Proceedings Article | 15 March 2012
KEYWORDS: Double patterning technology, Optical lithography, Metals, Semiconductors, Photomasks, Manufacturing, Chlorine, Algorithm development, Electrical engineering, Extreme ultraviolet
Double patterning (DP) in a litho-etch-litho-etch (LELE) process is an attractive technique to scale the K1 factor below 0.25. For dense bidirectional layers such as the first metal layer (M1), however, density scaling with LELE suffers from
poor tip-to-tip (T2T) and tip-to-side (T2S) spacing. As a result, triple-patterning (TP) in a LELELE process has emerged
as a strong alternative. Because of the use of a third exposure/etch, LELELE can achieve good T2T and T2S scaling as
well as improved pitch scaling over LELE in case further scaling is needed. TP layout decomposition, a.k.a. TP coloring,
is much more challenging than DP layout decomposition.
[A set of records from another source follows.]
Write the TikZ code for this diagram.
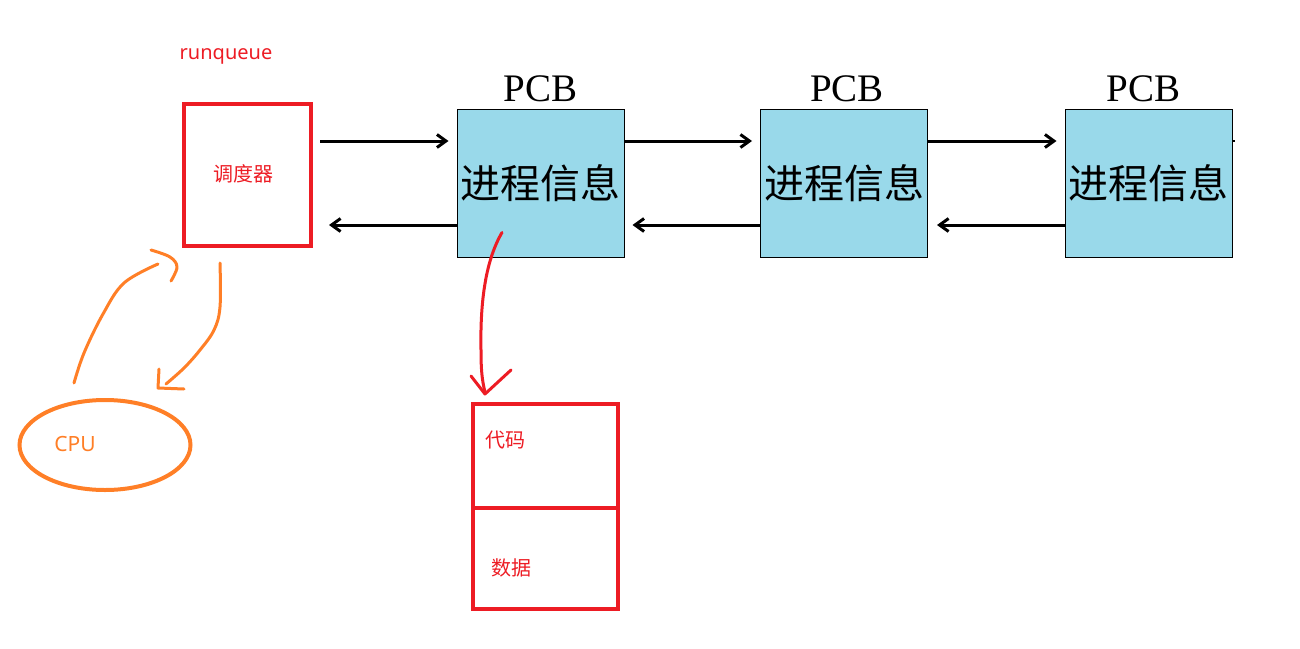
\documentclass[tikz,border=0pt]{standalone}
\usepackage{fontspec}
\setmainfont{Liberation Serif}
\newfontfamily\cjk{Noto Sans CJK SC}
\newfontfamily\lat{Noto Sans}
\usetikzlibrary{arrows.meta,calc,shapes.geometric}
\definecolor{pred}{RGB}{237,28,36}
\definecolor{porange}{RGB}{255,127,39}
\definecolor{pblue}{RGB}{153,217,234}
\begin{document}
\begin{tikzpicture}[x=1pt,y=-1pt,
  pcbbox/.style={draw=black,line width=1pt,fill=pblue,minimum width=167pt,minimum height=148pt,inner sep=0pt,font=\cjk\fontsize{40pt}{40pt}\selectfont},
  pcblabel/.style={inner sep=0pt,font=\fontsize{39pt}{39pt}\selectfont},
  link/.style={line width=3pt,-{Straight Barb[length=9pt,width=13pt]}},
  redbox/.style={draw=pred,line width=4pt,inner sep=0pt},
  redtext/.style={text=pred,inner sep=0pt,font=\cjk\fontsize{20pt}{20pt}\selectfont},
  orangeline/.style={draw=porange,line width=3pt,line cap=round,line join=round},
  redline/.style={draw=pred,line width=3pt,line cap=round,line join=round}
]
\useasboundingbox (0,0) rectangle (1300,648);
\coordinate (top) at (0,141);
\coordinate (bot) at (0,225);

% runqueue and scheduler
\node[text=pred,inner sep=0pt,font=\lat\fontsize{20pt}{20pt}\selectfont] (rq) at (226,56) {runqueue};
\node[redbox,minimum width=127pt,minimum height=142pt] (s) at (247.5,175) {};
\node[redtext] (stext) at (243,174) {调度器};

% PCB boxes
\node[pcbbox] (p1) at (540.5,183) {进程信息};
\node[pcbbox] (p2) at (844,183) {进程信息};
\node[pcbbox] (p3) at (1148.5,183) {进程信息};
\node[pcblabel] (l1) at ($(p1.north)+(0,-20)$) {PCB};
\node[pcblabel] (l2) at ($(p2.north)+(3,-20)$) {PCB};
\node[pcblabel] (l3) at ($(p3.north)+(-5,-20)$) {PCB};

% links
\draw[link] ($(s.east |- top)+(7,0)$) -- ($(p1.west |- top)+(-8,0)$);
\draw[link] (p1.east |- top) -- ($(p2.west |- top)+(-8,0)$);
\draw[link] (p2.east |- top) -- ($(p3.west |- top)+(-8,0)$);
\draw[line width=2pt] (p3.east |- top) -- ++(2,0);
\draw[link] (p1.west |- bot) -- ($(s.east |- bot)+(16,0)$);
\draw[link] (p2.west |- bot) -- ($(p1.east |- bot)+(8,0)$);
\draw[link] (p3.west |- bot) -- ($(p2.east |- bot)+(9,0)$);

% memory box
\node[redbox,minimum width=145pt,minimum height=104pt] (m1) at (545.5,456) {};
\node[redbox,minimum width=145pt,minimum height=101pt] (m2) at (545.5,558.5) {};
\node[redtext] (code) at (505,440) {代码};
\node[redtext] (data) at (511,568) {数据};

% red curved arrow
\coordinate (rs) at ($(p1.south)+(-38.5,-25)$);
\draw[redline] (rs) .. controls (486,260) and (480,300) .. (481,350) .. controls (481,370) and (482,380) .. (485,392);
\draw[redline] (471,376) -- (485,394) -- (511,370);

% CPU
\node[draw=porange,line width=4pt,ellipse,minimum width=171pt,minimum height=90pt,inner sep=0pt] (cpu) at (105,445) {};
\node[text=porange,inner sep=0pt,font=\lat\fontsize{21pt}{21pt}\selectfont] (cputext) at (75,444) {CPU};

% orange curves
\draw[orangeline] plot[smooth,tension=0.6] coordinates {(74,383) (84,353) (103,314) (124,283) (158,264)};
\draw[orangeline] plot[smooth,tension=0.6] coordinates {(151,250) (170,257) (177,267) (171,281)};
\draw[orangeline] plot[smooth,tension=0.6] coordinates {(220,263) (220,307) (214,330) (200,350) (184,368) (166,384)};
\draw[orangeline] (159,369) -- (158,388) -- (184,389);
\end{tikzpicture}
\end{document}
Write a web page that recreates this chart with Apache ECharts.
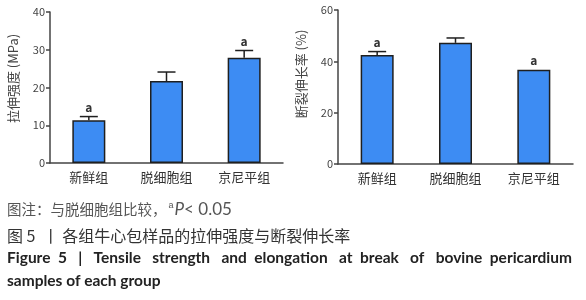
<!DOCTYPE html>
<html>
<head>
<meta charset="utf-8">
<script src="https://cdn.jsdelivr.net/npm/echarts@6/dist/echarts.min.js"></script>
<style>
  html, body { margin: 0; padding: 0; background: #fff; }
  #main { width: 586px; height: 300px; }
</style>
</head>
<body>
<div id="main"></div>
<script>
var groups = ['新鲜组', '脱细胞组', '京尼平组'];
var strength = [11.3, 21.7, 27.9];
var strengthTop = [12.3, 24.1, 29.8];
var strengthMark = ['a', '', 'a'];
var elongation = [42.5, 47.2, 36.7];
var elongationTop = [43.8, 49.1, 36.7];
var elongationMark = ['a', '', 'a'];

var FONT = '"Noto Sans CJK SC", "Noto Sans", sans-serif';
var barFill = '#3d8cf3';
var edge = '#1f1f1f';
var axisCol = '#444';

function errBars(tops, means, marks, xi, yi) {
    return {
        type: 'custom',
        xAxisIndex: xi,
        yAxisIndex: yi,
        z: 5,
        data: tops.map(function (v, i) { return [i, v]; }),
        renderItem: function (params, api) {
            var i = api.value(0);
            var p = api.coord([i, api.value(1)]);
            var base = api.coord([i, means[i]]);
            var hw = 9;
            var children = [];
            if (api.value(1) > means[i]) {
                children.push(
                    { type: 'line', shape: { x1: p[0], y1: p[1], x2: p[0], y2: base[1] },
                      style: { stroke: edge, lineWidth: 1.5 } },
                    { type: 'line', shape: { x1: p[0] - hw, y1: p[1], x2: p[0] + hw, y2: p[1] },
                      style: { stroke: edge, lineWidth: 1.5 } }
                );
            }
            if (marks[i]) {
                children.push({ type: 'text', x: p[0], y: p[1] - 3,
                    style: { text: marks[i], fill: '#333', font: 'bold 12px ' + FONT,
                             align: 'center', verticalAlign: 'bottom' } });
            }
            return { type: 'group', children: children };
        }
    };
}

function catAxis(gi) {
    return {
        type: 'category', gridIndex: gi, data: groups,
        axisLine: { lineStyle: { color: axisCol, width: 1.5 } },
        axisTick: { alignWithLabel: true, length: 4, lineStyle: { color: axisCol, width: 1.5 } },
        axisLabel: { color: '#333', fontSize: 13, fontFamily: FONT, margin: 8 }
    };
}

function valAxis(gi, max, step, name, shift) {
    return {
        type: 'value', gridIndex: gi, min: 0, max: max, interval: step,
        name: name, nameLocation: 'middle', nameGap: 30,
        nameTextStyle: { color: '#444', fontSize: 13, fontFamily: FONT, padding: [0, 0, 0, shift] },
        axisLine: { show: true, lineStyle: { color: axisCol, width: 1.5 } },
        axisTick: { show: true, length: 4, lineStyle: { color: axisCol, width: 1.5 } },
        axisLabel: { color: '#444', fontSize: 11, fontFamily: FONT, margin: 5 },
        splitLine: { show: false }
    };
}

var option = {
    animation: false,
    grid: [
        { left: 50, right: 303, top: 12, bottom: 137 },
        { left: 338, right: 13, top: 10, bottom: 136 }
    ],
    xAxis: [catAxis(0), catAxis(1)],
    yAxis: [valAxis(0, 40, 10, '拉伸强度 (MPa)', 18), valAxis(1, 60, 20, '断裂伸长率 (%)', 26)],
    series: [
        { type: 'bar', xAxisIndex: 0, yAxisIndex: 0, data: strength, barWidth: 33,
          itemStyle: { color: barFill, borderColor: edge, borderWidth: 1.5 } },
        { type: 'bar', xAxisIndex: 1, yAxisIndex: 1, data: elongation, barWidth: 33,
          itemStyle: { color: barFill, borderColor: edge, borderWidth: 1.5 } },
        errBars(strengthTop, strength, strengthMark, 0, 0),
        errBars(elongationTop, elongation, elongationMark, 1, 1)
    ],
    graphic: [
        { type: 'text', left: 7, top: 201,
          style: { text: '图注：与脱细胞组比较，{sup|a}{it|P}{lat|< 0.05}',
                   fill: '#555', font: '14.5px ' + FONT,
                   rich: { sup: { fontSize: 9, verticalAlign: 'top', fill: '#555', padding: [0, 1, 7, 2] },
                           it: { fontStyle: 'italic', fontSize: 17, fill: '#555', fontFamily: 'Lato' },
                           lat: { fontSize: 17, fill: '#555', fontFamily: 'Lato' } } } },
        { type: 'text', left: 7, top: 228,
          style: { text: '图 5  丨 各组牛心包样品的拉伸强度与断裂伸长率', fill: '#333', font: '16px ' + FONT } },
        { type: 'text', left: 7, top: 250,
          style: { text: 'Figure  5   |   Tensile   strength   and  elongation   at  break   of   bovine  pericardium',
                   fill: '#222', font: 'bold 15.5px Lato, sans-serif' } },
        { type: 'text', left: 7, top: 273,
          style: { text: 'samples of each group', fill: '#222', font: 'bold 15.5px Lato, sans-serif' } }
    ]
};

var chart = echarts.init(document.getElementById('main'));
chart.setOption(option);
</script>
</body>
</html>
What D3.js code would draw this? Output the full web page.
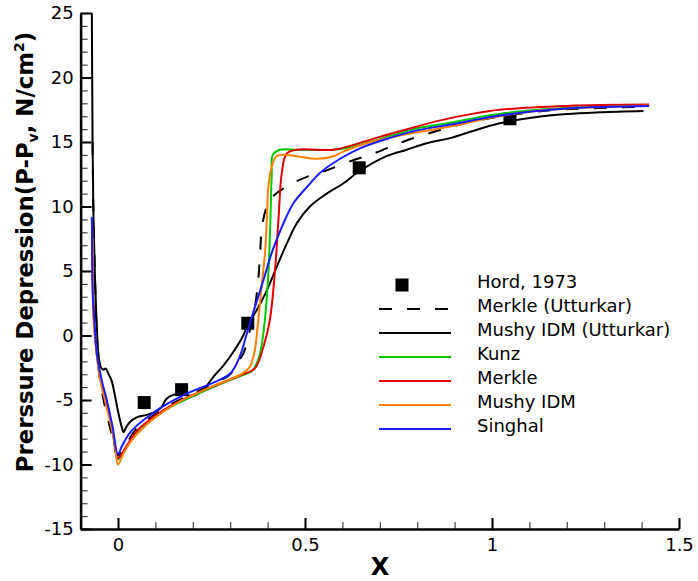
<!DOCTYPE html>
<html>
<head>
<meta charset="utf-8">
<script src="https://cdn.jsdelivr.net/npm/d3@7"></script>
<style>
  body { margin: 0; background: #fff; }
  svg { display: block; }
</style>
</head>
<body>
<svg id="chart" width="698" height="581"></svg>
<script>
// data, [x, pressure]
var hord = [[0.07, -5.2], [0.17, -4.2], [0.347, 0.95], [0.645, 13.0], [1.048, 16.8]];

var merkleUtt = [[-0.068, 15], [-0.066, 10], [-0.062, 5], [-0.058, 1], [-0.052, -2.5], [-0.04, -4.8],
  [-0.02, -7.3], [0, -9.3], [0.02, -8.5], [0.05, -7.2], [0.1, -6.1], [0.15, -5.2], [0.2, -4.5],
  [0.25, -3.8], [0.3, -3.0], [0.317, -2.2], [0.335, -1.4], [0.35, 0.1], [0.366, 2.2], [0.375, 4.3],
  [0.38, 6.4], [0.385, 8.4], [0.398, 10.0], [0.415, 10.8], [0.46, 11.7], [0.505, 12.3], [0.558, 12.8],
  [0.62, 13.5], [0.683, 14.1], [0.77, 15.1], [0.87, 16.0], [0.95, 16.6], [1.05, 17.1], [1.15, 17.45],
  [1.25, 17.6], [1.35, 17.7], [1.42, 17.75]];

var mushyUtt = [[-0.07, 25], [-0.069, 20], [-0.068, 15], [-0.066, 10], [-0.062, 5], [-0.057, 1],
  [-0.052, -1.5], [-0.045, -2.5], [-0.038, -2.65], [-0.033, -2.55], [-0.025, -3.0], [-0.017, -3.5],
  [-0.008, -4.7], [0.001, -6.0], [0.01, -7.1], [0.015, -7.5], [0.022, -7.1], [0.032, -6.7],
  [0.05, -6.35], [0.077, -6.15], [0.1, -5.9], [0.115, -5.6], [0.13, -4.9], [0.148, -4.6],
  [0.175, -4.5], [0.2, -4.7], [0.228, -4.2], [0.255, -3.2], [0.28, -2.4], [0.31, -1.2], [0.335, 0.0],
  [0.345, 0.7], [0.371, 1.98], [0.398, 3.5], [0.424, 5.3], [0.451, 7.1], [0.478, 8.7], [0.513, 10.0],
  [0.558, 11.0], [0.603, 11.8], [0.638, 12.6], [0.665, 13.1], [0.718, 13.9], [0.772, 14.4],
  [0.825, 14.9], [0.888, 15.3], [0.932, 15.7], [1.021, 16.45], [1.11, 16.9], [1.2, 17.17],
  [1.289, 17.3], [1.405, 17.4]];

var kunz = [[-0.069, 8.5], [-0.067, 4], [-0.064, 1.2], [-0.056, -1.6], [-0.045, -3.5], [-0.03, -5.3],
  [-0.015, -7.3], [0, -9.6], [0.02, -8.8], [0.05, -7.5], [0.1, -6.3], [0.15, -5.4], [0.2, -4.7],
  [0.25, -4.05], [0.3, -3.45], [0.335, -3.05], [0.36, -2.7], [0.378, -1.6], [0.39, 0.5], [0.398, 3],
  [0.404, 6], [0.408, 9.5], [0.411, 12.5], [0.414, 14.0], [0.433, 14.4], [0.478, 14.4], [0.576, 14.4],
  [0.62, 14.6], [0.709, 15.3], [0.8, 16.06], [0.888, 16.5], [1.0, 17.1], [1.1, 17.45], [1.2, 17.65],
  [1.3, 17.78], [1.42, 17.85]];

var merkle = [[-0.069, 8.5], [-0.067, 4], [-0.064, 1.3], [-0.056, -1.6], [-0.045, -3.5], [-0.03, -5.2],
  [-0.015, -7.2], [0, -9.5], [0.02, -8.7], [0.05, -7.4], [0.1, -6.2], [0.15, -5.3], [0.2, -4.6],
  [0.25, -4.0], [0.3, -3.4], [0.335, -3.0], [0.366, -2.55], [0.389, -0.87], [0.406, 1.2], [0.42, 5.1],
  [0.429, 8.95], [0.438, 12.6], [0.451, 14.1], [0.478, 14.4], [0.576, 14.4], [0.62, 14.7],
  [0.7, 15.4], [0.8, 16.2], [0.85, 16.6], [0.95, 17.2], [1.02, 17.5], [1.2, 17.8], [1.42, 17.9]];

var mushy = [[-0.068, 7.5], [-0.067, 4], [-0.066, 1.5], [-0.058, -1.2], [-0.048, -3.4], [-0.035, -5.0],
  [-0.02, -6.8], [-0.008, -8.5], [0, -10.0], [0.014, -9.2], [0.032, -8.3], [0.077, -6.9],
  [0.121, -5.9], [0.166, -5.1], [0.21, -4.5], [0.255, -3.9], [0.3, -3.4], [0.335, -2.9], [0.353, -2.4],
  [0.366, -1.1], [0.375, 1.2], [0.384, 3.8], [0.393, 6.4], [0.398, 8.95], [0.402, 11.5], [0.411, 13.1],
  [0.424, 13.9], [0.451, 14.0], [0.487, 13.85], [0.531, 13.7], [0.576, 13.9], [0.602, 14.25],
  [0.665, 14.9], [0.754, 15.5], [0.888, 16.2], [1.0, 16.9], [1.1, 17.35], [1.2, 17.6], [1.3, 17.72],
  [1.42, 17.82]];

var singhal = [[-0.07, 9.2], [-0.069, 6], [-0.068, 3.5], [-0.064, 1.5], [-0.056, -1.5], [-0.044, -3.4],
  [-0.03, -5.0], [-0.015, -7.0], [0, -9.2], [0.01, -8.6], [0.03, -7.6], [0.05, -7.0], [0.08, -6.3],
  [0.12, -5.5], [0.166, -4.75], [0.2, -4.3], [0.255, -3.65], [0.3, -2.95], [0.326, -1.6], [0.344, 0.1],
  [0.366, 2.2], [0.389, 4.3], [0.411, 6.4], [0.438, 8.4], [0.469, 10.25], [0.505, 11.5], [0.54, 12.6],
  [0.594, 13.7], [0.647, 14.5], [0.709, 15.15], [0.8, 15.9], [0.888, 16.35], [1.0, 16.95],
  [1.1, 17.35], [1.2, 17.6], [1.3, 17.72], [1.42, 17.8]];

var xTicks = [0, 0.5, 1, 1.5];
var yTicks = [-15, -10, -5, 0, 5, 10, 15, 20, 25];

var series = [
  { name: "Merkle (Utturkar)", data: merkleUtt, color: "#000", dash: "13,15" },
  { name: "Mushy IDM (Utturkar)", data: mushyUtt, color: "#000", dash: null },
  { name: "Kunz", data: kunz, color: "#00c800", dash: null },
  { name: "Merkle", data: merkle, color: "#e00000", dash: null },
  { name: "Mushy IDM", data: mushy, color: "#ff7f00", dash: null },
  { name: "Singhal", data: singhal, color: "#1a1aff", dash: null }
];

var svg = d3.select("#chart");
var font = "'DejaVu Sans', sans-serif";

var x = d3.scaleLinear().domain([-0.1, 1.5]).range([80.6, 679]);
var y = d3.scaleLinear().domain([-15, 25]).range([529, 13]);

// minor ticks
svg.append("g")
    .attr("transform", "translate(80.6,0)")
    .call(d3.axisLeft(y).tickValues(d3.range(-15, 26, 1)).tickSizeInner(-7).tickSizeOuter(0).tickFormat(""))
    .call(function(g) { g.select(".domain").remove(); })
    .selectAll("line").attr("stroke", "#444").attr("stroke-width", 1.2);

svg.append("g")
    .attr("transform", "translate(0,529)")
    .call(d3.axisBottom(x).tickValues(d3.range(-0.1, 1.51, 0.1)).tickSizeInner(-7).tickSizeOuter(0).tickFormat(""))
    .call(function(g) { g.select(".domain").remove(); })
    .selectAll("line").attr("stroke", "#444").attr("stroke-width", 1.2);

// major axes
var yAxis = svg.append("g")
    .attr("transform", "translate(80.6,0)")
    .call(d3.axisLeft(y).tickValues(yTicks).tickSizeInner(-11).tickSizeOuter(0).tickPadding(7)
      .tickFormat(function(d) { return String(d); }));

var xAxis = svg.append("g")
    .attr("transform", "translate(0,529)")
    .call(d3.axisBottom(x).tickValues(xTicks).tickSizeInner(-11).tickSizeOuter(0).tickPadding(9)
      .tickFormat(function(d) { return String(d); }));

[yAxis, xAxis].forEach(function(g) {
  g.select(".domain").attr("stroke-width", 2.5);
  g.selectAll(".tick line").attr("stroke-width", 2);
  g.selectAll(".tick text").attr("font-family", font).attr("font-size", 18).attr("fill", "#000");
});

// experiment
svg.append("g")
  .selectAll("rect")
  .data(hord)
  .enter().append("rect")
    .attr("x", function(d) { return x(d[0]) - 6.5; })
    .attr("y", function(d) { return y(d[1]) - 6.5; })
    .attr("width", 13)
    .attr("height", 13)
    .attr("fill", "#000");

var line = d3.line()
    .x(function(d) { return x(d[0]); })
    .y(function(d) { return y(d[1]); })
    .curve(d3.curveCatmullRom.alpha(0.5));

svg.append("g")
  .selectAll("path")
  .data(series)
  .enter().append("path")
    .attr("d", function(d) { return line(d.data); })
    .attr("fill", "none")
    .attr("stroke", function(d) { return d.color; })
    .attr("stroke-width", 2)
    .attr("stroke-dasharray", function(d) { return d.dash; });

// legend
var legend = svg.append("g").attr("font-family", font).attr("font-size", 18);
legend.append("rect").attr("x", 395.5).attr("y", 278.5).attr("width", 13).attr("height", 13).attr("fill", "#000");
legend.append("text").attr("x", 477).attr("y", 288).text("Hord, 1973");

series.forEach(function(s, i) {
  var ly = 309 + 24 * i;
  legend.append("line")
      .attr("x1", 379).attr("x2", 451).attr("y1", ly).attr("y2", ly)
      .attr("stroke", s.color).attr("stroke-width", 2)
      .attr("stroke-dasharray", s.dash);
  legend.append("text").attr("x", 477).attr("y", ly + 3).text(s.name);
});

// axis titles
svg.append("text")
    .attr("x", 380).attr("y", 575)
    .attr("text-anchor", "middle")
    .attr("font-family", font).attr("font-weight", "bold").attr("font-size", 24)
    .text("X");

var yTitle = svg.append("text")
    .attr("transform", "translate(33,252) rotate(-90)")
    .attr("text-anchor", "middle")
    .attr("font-family", font).attr("font-weight", "bold").attr("font-size", 22.8);
yTitle.append("tspan").text("Prerssure Depression(P-P");
yTitle.append("tspan").attr("font-size", 14).attr("dy", 5).text("v");
yTitle.append("tspan").attr("dy", -5).text(", N/cm");
yTitle.append("tspan").attr("font-size", 14).attr("dy", -9).text("2");
yTitle.append("tspan").attr("dy", 9).text(")");
</script>
</body>
</html>
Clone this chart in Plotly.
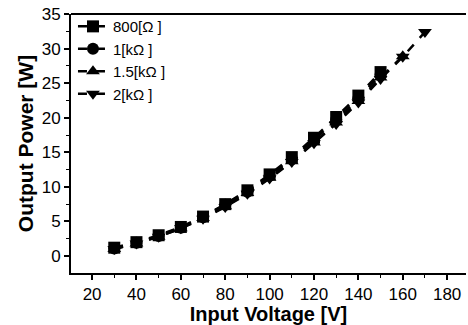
import plotly.graph_objects as go

# Input voltage sweep [V]
v_short = [30, 40, 50, 60, 70, 80, 90, 100, 110, 120, 130, 140, 150]
v_mid = v_short + [160]
v_long = v_mid + [170]

# Output power [W] per load resistance
p_800 = [1.2, 2.0, 3.0, 4.2, 5.7, 7.5, 9.5, 11.8, 14.3, 17.1, 20.1, 23.2, 26.6]
p_1k = [1.1, 1.9, 2.9, 4.1, 5.6, 7.4, 9.3, 11.6, 14.0, 16.8, 19.7, 22.8, 26.2]
p_1k5 = [1.0, 1.8, 2.8, 4.0, 5.5, 7.2, 9.1, 11.3, 13.7, 16.4, 19.3, 22.4, 25.8, 28.9]
p_2k = [1.0, 1.8, 2.8, 4.0, 5.4, 7.1, 9.0, 11.2, 13.6, 16.3, 19.1, 22.2, 25.6, 28.8, 32.4]

names = ["800[Ω ]", "1[kΩ ]", "1.5[kΩ ]", "2[kΩ ]"]
symbols = ["square", "circle", "triangle-up", "triangle-down"]
xs = [v_short, v_short, v_mid, v_long]
ys = [p_800, p_1k, p_1k5, p_2k]

font = "Liberation Sans, Arial, sans-serif"

fig = go.Figure()
for name, sym, x, y in zip(names, symbols, xs, ys):
    fig.add_trace(go.Scatter(
        x=x, y=y, name=name, mode="lines+markers",
        line=dict(color="black", width=2.5, dash="dash"),
        marker=dict(symbol=sym, size=12, color="black"),
    ))

axis_common = dict(
    showline=True, linecolor="black", linewidth=2, mirror=False,
    showgrid=False, zeroline=False,
    ticks="outside", ticklen=5, tickwidth=1.5, tickcolor="black",
    tickfont=dict(family=font, size=17, color="black"),
)

fig.update_layout(
    width=468, height=325,
    margin=dict(l=71, r=2, t=14, b=52),
    paper_bgcolor="white", plot_bgcolor="white",
    font=dict(family=font, color="black"),
    showlegend=True,
    legend=dict(
        x=0.005, y=1.015, xanchor="left", yanchor="top",
        bgcolor="rgba(0,0,0,0)", borderwidth=0,
        font=dict(family=font, size=15, color="black"),
        tracegroupgap=0, itemwidth=30,
    ),
    xaxis=dict(
        **axis_common,
        range=[10.5, 188.5], tickmode="linear", tick0=20, dtick=20,
        minor=dict(ticks="outside", ticklen=3, tickwidth=1.2, dtick=10, tick0=10, tickcolor="black"),
        title=dict(text="<b>Input Voltage [V]</b>", font=dict(family=font, size=20, color="black"), standoff=1),
    ),
    yaxis=dict(
        **axis_common,
        range=[-2.46, 35], tickmode="linear", tick0=0, dtick=5,
        minor=dict(ticks="outside", ticklen=3, tickwidth=1.2, dtick=2.5, tick0=0, tickcolor="black"),
        title=dict(text="<b>Output Power [W]</b>", font=dict(family=font, size=21, color="black"), standoff=2),
    ),
)

# Top frame line
fig.add_shape(type="line", xref="paper", yref="paper", x0=0, x1=1, y0=1, y1=1,
              line=dict(color="black", width=2))

fig.write_html("out.html")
One of the biggest complexities of TP decomposition is that
a stitch can be between different two-mask combinations (i.e. first/second, first/third, second/third) and, consequently,
stitches are color-dependent and candidate stitch locations can be determined only during/after coloring. In this paper, we
offer a novel methodology for TP layout decomposition. Rather than simplifying the TP stitching problem by using DP
candidate stitches only (as in previous works), the methodology leverages TP stitching capability by considering additional
candidate stitch locations to give coloring higher flexibility to resolve decomposition conflicts. To deal with TP coloring
complexity, the methodology employs multiple DP coloring steps, which leverages existing infrastructure developed for
DP layout decomposition. The method was used to decompose bidirectional M1 and M2 layouts at 45nm, 32nm, 22nm,
and 14nm nodes. For reasonably dense layouts, the method achieves coloring solutions with no conflicts (or a reasonable
number of conflicts solvable with manual legalization). For very dense and irregular M1 layouts, however, the method was
unable to reach a conflict-free solution and a large number of conflicts was observed. Hence, layout simplifications for the
M1 layer may be unavoidable to enable TP for the M1 layer. Although we apply the method for TP, the method is more
general and can be applied for multiple patterning with any number of masks.